Get out of here once in a while. Tahoe’s awesomeness is better understood with fresh perspective. Just as many learn from TRPA how to successfully balance the human and natural environments, we benefit from the input of others.
Stick to the plan. Every year, a little bit more of the Regional Plan gets updated and it is working. Restoring an entire watershed with tens of thousands of private homes tucked into nearly every corner will take generations to complete. Even though I am one of TRPA’s biggest cheerleaders, I am also a small business owner and a homeowner who understands the regulatory process from both sides. I can say with some authority that the Regional Plan that so many of you supported is worth taking the time to implement.

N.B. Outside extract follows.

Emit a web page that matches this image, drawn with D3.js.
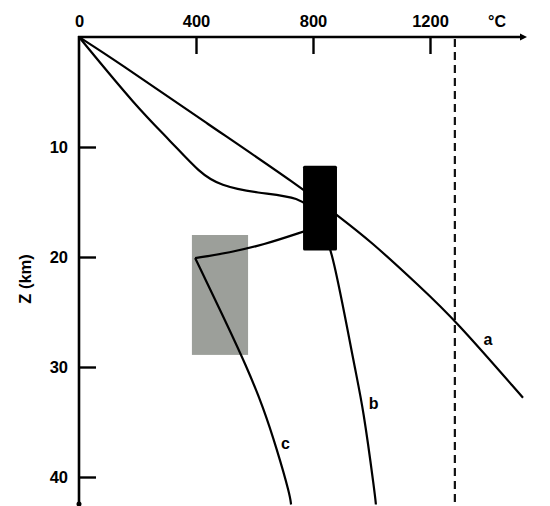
<!DOCTYPE html>
<html>
<head>
<meta charset="utf-8">
<script src="https://cdn.jsdelivr.net/npm/d3@7"></script>
<style>
  body { margin: 0; background: #fff; }
  text { font-family: "Liberation Sans", Arial, sans-serif; }
</style>
</head>
<body>
<div id="container"></div>
<script>
// temperature (°C) / depth (km) pairs
const geothermA = [[0, 0], [123, 2.1], [440, 7.9], [756, 13.6], [882, 16.2], [995, 18.5], [1166, 22.7], [1285, 25.7], [1518, 32.8]];
const geothermB = [[0, 0], [198, 6.4], [311, 9.4], [414, 12.4], [482, 13.5], [609, 14.2], [756, 14.5], [820, 16.2], [868, 19.5], [944, 30.3], [971, 33.6], [1012, 41.6], [1015, 42.5]];
const geothermC = [[800, 17.4], [766, 17.7], [629, 18.9], [516, 19.6], [397, 20.1], [486, 25.0], [574, 30.0], [629, 33.6], [677, 37.5], [721, 41.6], [725, 42.5]];
const curveLabels = ["a", "b", "c"];
const labelSpots = [[1398, 27.5], [1007, 33.3], [706, 36.9]];

// rectangles: [T0, T1, z0, z1]
const blackBox = [766, 882, 11.7, 19.4];
const grayBox = [386, 578, 18.0, 28.9];

const solidusT = 1285;
const xTicks = [0, 400, 800, 1200];
const yTicks = [10, 20, 30, 40];

const width = 550, height = 506;

const x = d3.scaleLinear().domain([0, 1200]).range([79, 430]);
const y = d3.scaleLinear().domain([0, 40]).range([37, 477]);

const svg = d3.select("#container")
    .append("svg")
    .attr("width", width)
    .attr("height", height);

// gray shaded zone
svg.append("rect")
    .attr("x", x(grayBox[0]))
    .attr("y", y(grayBox[2]))
    .attr("width", x(grayBox[1]) - x(grayBox[0]))
    .attr("height", y(grayBox[3]) - y(grayBox[2]))
    .attr("fill", "#9c9f9a");

// dashed solidus
svg.append("line")
    .attr("x1", x(solidusT)).attr("x2", x(solidusT))
    .attr("y1", y(0) + 2).attr("y2", height)
    .attr("stroke", "#111")
    .attr("stroke-width", 2.2)
    .attr("stroke-dasharray", "8,5");

const line = d3.line()
    .x(d => x(d[0]))
    .y(d => y(d[1]))
    .curve(d3.curveBasis);

// curve c has a sharp kink at its coolest point: draw it as two pieces
const kink = d3.minIndex(geothermC, d => d[0]);
const pieces = [geothermA, geothermB, geothermC.slice(0, kink + 1), geothermC.slice(kink)];

svg.selectAll("path.geotherm")
    .data(pieces)
    .join("path")
    .attr("class", "geotherm")
    .attr("d", line)
    .attr("fill", "none")
    .attr("stroke", "#000")
    .attr("stroke-width", 2.2);

// black box on top of the curves
svg.append("rect")
    .attr("x", x(blackBox[0]))
    .attr("y", y(blackBox[2]))
    .attr("width", x(blackBox[1]) - x(blackBox[0]))
    .attr("height", y(blackBox[3]) - y(blackBox[2]))
    .attr("rx", 1.5)
    .attr("fill", "#000");

svg.selectAll("text.curve-label")
    .data(curveLabels)
    .join("text")
    .attr("class", "curve-label")
    .attr("x", (d, i) => x(labelSpots[i][0]))
    .attr("y", (d, i) => y(labelSpots[i][1]))
    .attr("text-anchor", "middle")
    .attr("dy", "0.35em")
    .attr("font-size", "16px")
    .attr("font-weight", "bold")
    .text(d => d);

// axes
const xAxis = svg.append("g")
    .attr("transform", `translate(0,${y(0)})`)
    .call(d3.axisTop(x).tickValues(xTicks).tickFormat(d3.format("d"))
        .tickSizeInner(-17).tickSizeOuter(0).tickPadding(10));
const yAxis = svg.append("g")
    .attr("transform", `translate(${x(0)},0)`)
    .call(d3.axisLeft(y).tickValues(yTicks).tickFormat(d3.format("d"))
        .tickSizeInner(-17).tickSizeOuter(0).tickPadding(11));

[xAxis, yAxis].forEach(g => {
    g.select(".domain").remove();
    g.selectAll(".tick line").attr("stroke", "#000").attr("stroke-width", 2.4);
    g.selectAll(".tick text")
        .attr("fill", "#000")
        .attr("font-size", "16.5px")
        .attr("font-weight", "bold")
        .attr("font-family", "'Liberation Sans', Arial, sans-serif");
});
xAxis.selectAll(".tick").filter(d => d === 0).select("line").remove();

svg.append("line")
    .attr("x1", x(0) - 1).attr("x2", 520)
    .attr("y1", y(0)).attr("y2", y(0))
    .attr("stroke", "#000").attr("stroke-width", 2.6);
svg.append("path")
    .attr("d", `M520,${y(0) - 3.5}L527,${y(0)}L520,${y(0) + 3.5}Z`)
    .attr("fill", "#000");

svg.append("line")
    .attr("x1", x(0)).attr("x2", x(0))
    .attr("y1", y(0) - 1).attr("y2", 504)
    .attr("stroke", "#000").attr("stroke-width", 2.6);
svg.append("circle")
    .attr("cx", x(0)).attr("cy", 504).attr("r", 2.5)
    .attr("fill", "#000");

svg.append("text")
    .attr("x", 497)
    .attr("y", y(0) - 10)
    .attr("text-anchor", "middle")
    .attr("font-size", "16px")
    .attr("font-weight", "bold")
    .text("°C");

svg.append("text")
    .attr("transform", "translate(31,279) rotate(-90)")
    .attr("text-anchor", "middle")
    .attr("font-size", "16.5px")
    .attr("font-weight", "bold")
    .text("Z (km)");
</script>
</body>
</html>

If we stick to the plan, we can ensure that this is the generation that solves Lake Tahoe’s water-quality woes. The next generation may have issues of its own to grapple with, but at least their lives will still revolve around a clean and pure Lake Tahoe.
Debate, but be willing to compromise. Lake Tahoe doesn’t care if you are rich or poor, left or right, paddleboarder or wakeboarder. The actions of every one of us matter equally in this fragile watershed, so in order to save it we need to move beyond our differences and focus on what we share. There will always be voices that try to sway with hardline opinions and fear of the unknown. As I have watched decisions get made over the years, I have learned that solutions do not reside in extreme positions.
Finally, I am grateful to everyone who has ever asked me a question, offered input, or blown off steam to me about TRPA over the years. I and everyone at TRPA love to serve others and we owe it to you to continually listen, learn, and improve.